◆ EXERCISE TASK ◆
Pictures stay out of the copy; set down each line of the listing below exactly.

═════ DATA LINES ═════

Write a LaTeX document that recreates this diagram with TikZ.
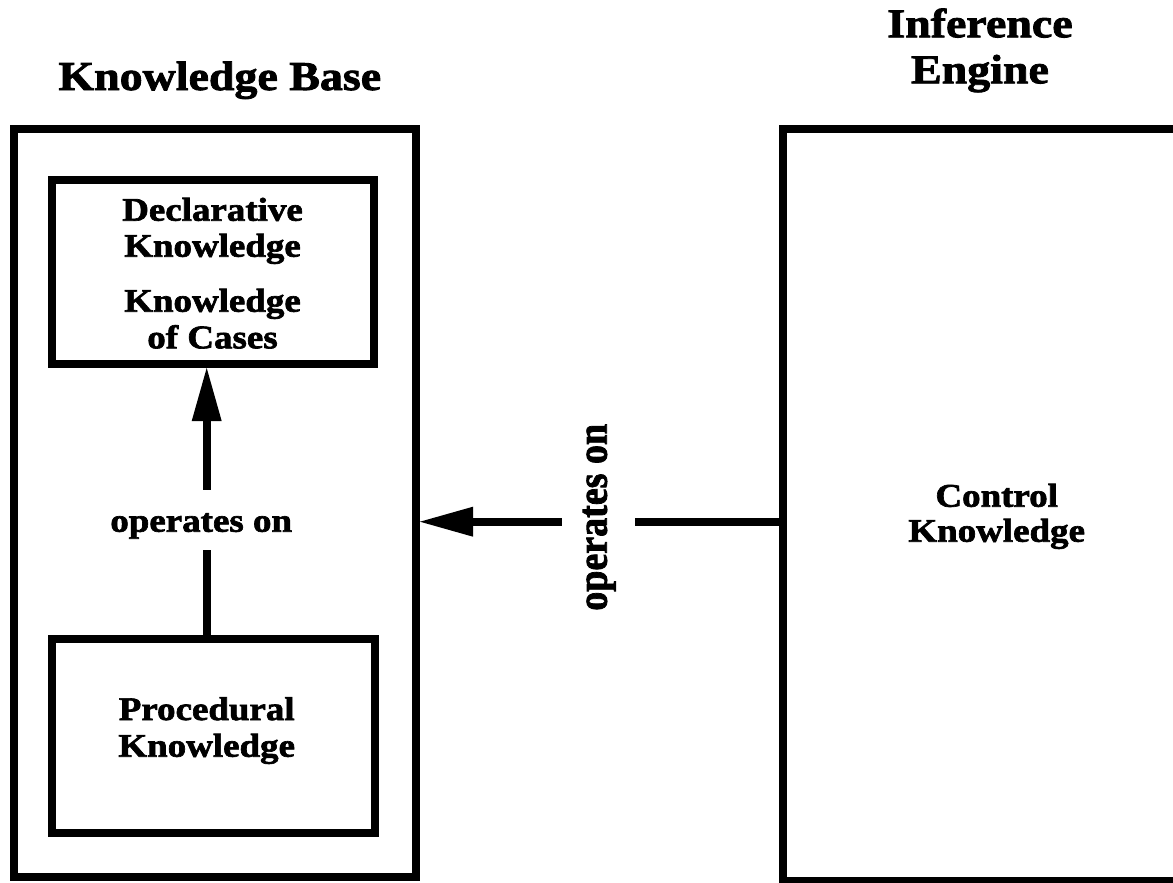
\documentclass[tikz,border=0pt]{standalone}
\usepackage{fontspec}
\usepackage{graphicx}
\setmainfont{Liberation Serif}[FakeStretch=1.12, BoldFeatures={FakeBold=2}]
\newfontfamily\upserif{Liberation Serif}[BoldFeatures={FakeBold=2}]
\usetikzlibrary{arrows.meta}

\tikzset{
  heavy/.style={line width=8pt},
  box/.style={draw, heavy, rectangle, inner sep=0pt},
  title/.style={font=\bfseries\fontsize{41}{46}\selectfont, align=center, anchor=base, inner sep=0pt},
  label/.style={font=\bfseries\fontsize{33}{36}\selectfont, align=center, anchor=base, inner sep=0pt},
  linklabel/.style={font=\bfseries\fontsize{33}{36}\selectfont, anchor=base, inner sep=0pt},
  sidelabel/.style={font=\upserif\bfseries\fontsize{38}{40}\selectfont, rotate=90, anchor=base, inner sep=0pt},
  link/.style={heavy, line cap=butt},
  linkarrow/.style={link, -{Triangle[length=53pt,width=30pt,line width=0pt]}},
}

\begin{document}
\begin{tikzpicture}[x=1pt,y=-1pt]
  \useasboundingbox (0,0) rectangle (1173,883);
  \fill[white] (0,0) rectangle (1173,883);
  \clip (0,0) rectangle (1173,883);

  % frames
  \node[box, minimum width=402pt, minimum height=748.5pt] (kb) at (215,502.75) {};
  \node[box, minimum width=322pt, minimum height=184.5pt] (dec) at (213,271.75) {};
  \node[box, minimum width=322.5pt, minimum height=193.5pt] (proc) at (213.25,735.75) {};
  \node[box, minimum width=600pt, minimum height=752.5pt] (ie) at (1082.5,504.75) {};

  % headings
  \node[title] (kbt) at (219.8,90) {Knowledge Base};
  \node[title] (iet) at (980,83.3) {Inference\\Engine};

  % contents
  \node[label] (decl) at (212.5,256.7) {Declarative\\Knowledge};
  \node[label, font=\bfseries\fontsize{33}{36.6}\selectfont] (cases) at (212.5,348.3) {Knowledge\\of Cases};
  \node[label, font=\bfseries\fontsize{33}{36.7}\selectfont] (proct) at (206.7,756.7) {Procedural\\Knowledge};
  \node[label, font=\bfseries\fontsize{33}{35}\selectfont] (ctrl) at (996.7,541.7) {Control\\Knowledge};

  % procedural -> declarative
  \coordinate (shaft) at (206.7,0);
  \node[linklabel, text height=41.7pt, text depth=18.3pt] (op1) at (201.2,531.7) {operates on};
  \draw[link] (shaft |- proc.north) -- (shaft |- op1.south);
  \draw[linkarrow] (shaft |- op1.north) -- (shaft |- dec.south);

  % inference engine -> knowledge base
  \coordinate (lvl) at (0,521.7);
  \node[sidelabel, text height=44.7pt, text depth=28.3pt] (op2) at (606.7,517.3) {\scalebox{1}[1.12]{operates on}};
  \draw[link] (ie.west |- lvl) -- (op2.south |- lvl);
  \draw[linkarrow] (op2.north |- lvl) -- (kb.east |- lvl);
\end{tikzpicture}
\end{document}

═════

◆ RESULT OF THE TASK ◆
Write a LaTeX document that recreates this diagram with TikZ.
\documentclass[tikz,border=0pt]{standalone}
\usepackage{fontspec}
\usepackage{graphicx}
\setmainfont{Liberation Serif}[FakeStretch=1.12, BoldFeatures={FakeBold=2}]
\newfontfamily\upserif{Liberation Serif}[BoldFeatures={FakeBold=2}]
\usetikzlibrary{arrows.meta}

\tikzset{
  heavy/.style={line width=8pt},
  box/.style={draw, heavy, rectangle, inner sep=0pt},
  title/.style={font=\bfseries\fontsize{41}{46}\selectfont, align=center, anchor=base, inner sep=0pt},
  label/.style={font=\bfseries\fontsize{33}{36}\selectfont, align=center, anchor=base, inner sep=0pt},
  linklabel/.style={font=\bfseries\fontsize{33}{36}\selectfont, anchor=base, inner sep=0pt},
  sidelabel/.style={font=\upserif\bfseries\fontsize{38}{40}\selectfont, rotate=90, anchor=base, inner sep=0pt},
  link/.style={heavy, line cap=butt},
  linkarrow/.style={link, -{Triangle[length=53pt,width=30pt,line width=0pt]}},
}

\begin{document}
\begin{tikzpicture}[x=1pt,y=-1pt]
  \useasboundingbox (0,0) rectangle (1173,883);
  \fill[white] (0,0) rectangle (1173,883);
  \clip (0,0) rectangle (1173,883);

  % frames
  \node[box, minimum width=402pt, minimum height=748.5pt] (kb) at (215,502.75) {};
  \node[box, minimum width=322pt, minimum height=184.5pt] (dec) at (213,271.75) {};
  \node[box, minimum width=322.5pt, minimum height=193.5pt] (proc) at (213.25,735.75) {};
  \node[box, minimum width=600pt, minimum height=752.5pt] (ie) at (1082.5,504.75) {};

  % headings
  \node[title] (kbt) at (219.8,90) {Knowledge Base};
  \node[title] (iet) at (980,83.3) {Inference\\Engine};

  % contents
  \node[label] (decl) at (212.5,256.7) {Declarative\\Knowledge};
  \node[label, font=\bfseries\fontsize{33}{36.6}\selectfont] (cases) at (212.5,348.3) {Knowledge\\of Cases};
  \node[label, font=\bfseries\fontsize{33}{36.7}\selectfont] (proct) at (206.7,756.7) {Procedural\\Knowledge};
  \node[label, font=\bfseries\fontsize{33}{35}\selectfont] (ctrl) at (996.7,541.7) {Control\\Knowledge};

  % procedural -> declarative
  \coordinate (shaft) at (206.7,0);
  \node[linklabel, text height=41.7pt, text depth=18.3pt] (op1) at (201.2,531.7) {operates on};
  \draw[link] (shaft |- proc.north) -- (shaft |- op1.south);
  \draw[linkarrow] (shaft |- op1.north) -- (shaft |- dec.south);

  % inference engine -> knowledge base
  \coordinate (lvl) at (0,521.7);
  \node[sidelabel, text height=44.7pt, text depth=28.3pt] (op2) at (606.7,517.3) {\scalebox{1}[1.12]{operates on}};
  \draw[link] (ie.west |- lvl) -- (op2.south |- lvl);
  \draw[linkarrow] (op2.north |- lvl) -- (kb.east |- lvl);
\end{tikzpicture}
\end{document}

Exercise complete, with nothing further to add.